Bassiouni’s work is included in international private and permanent collections of institutions such as the Kunsthaus of Zurich (Switzerland), Kunstmuseum Bern (Switzerland), the Netherlands Photo Museum, Kunstmuseum Den Haag (Netherlands) and the International Center of Photography in New York (USA). He is the recipient of the W. Eugene Smith Student Grant, the Harry Pennings Prize, the Prix Circulation(s)-Fujifilm and several other awards and nominations. His book, New Dutch Views, was a finalist for the Aperture First Book Award at Paris Photo. Since 2020, his work has been supported by the Mondriaan Funds and awarded grants from the Mondriaan Funds in 2020, 2022 and 2024.
Marwan Bassiouni looks through a window.
Lawrie Shabibi is a contemporary art gallery housed in Dubai’s Alserkal Avenue.

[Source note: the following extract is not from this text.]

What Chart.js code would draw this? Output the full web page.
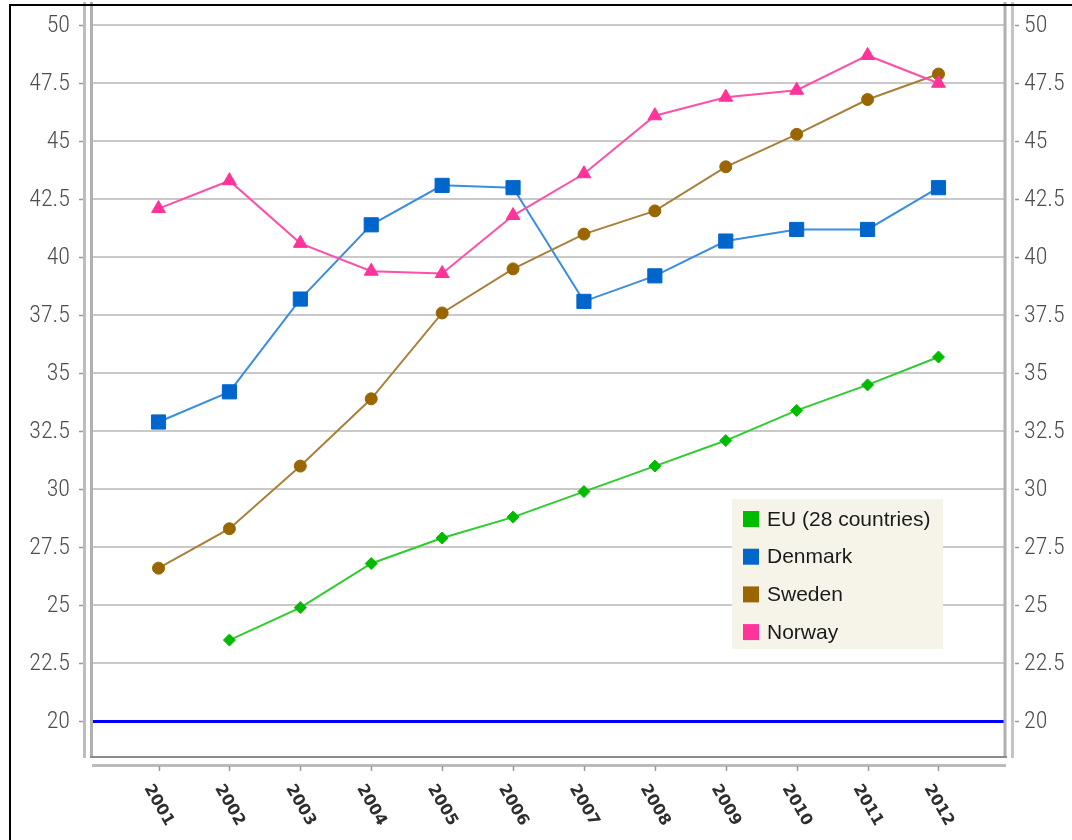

It supports the long-term development of the careers of young international contemporary artists, with a focus on those from the Middle East and North Africa. The gallery also organises art historical exhibitions working with an older generation of artists from the region. Liaising with curators, institutions, museums and collectors, the gallery has successfully introduced international artists to the region, at the same time presenting Middle Eastern artists to the international contemporary art community. By holding a regular programme of exhibitions, screenings and talks, publishing catalogues and participating in international art fairs, Lawrie Shabibi has been a forerunner in the development of the contemporary art scene in Dubai.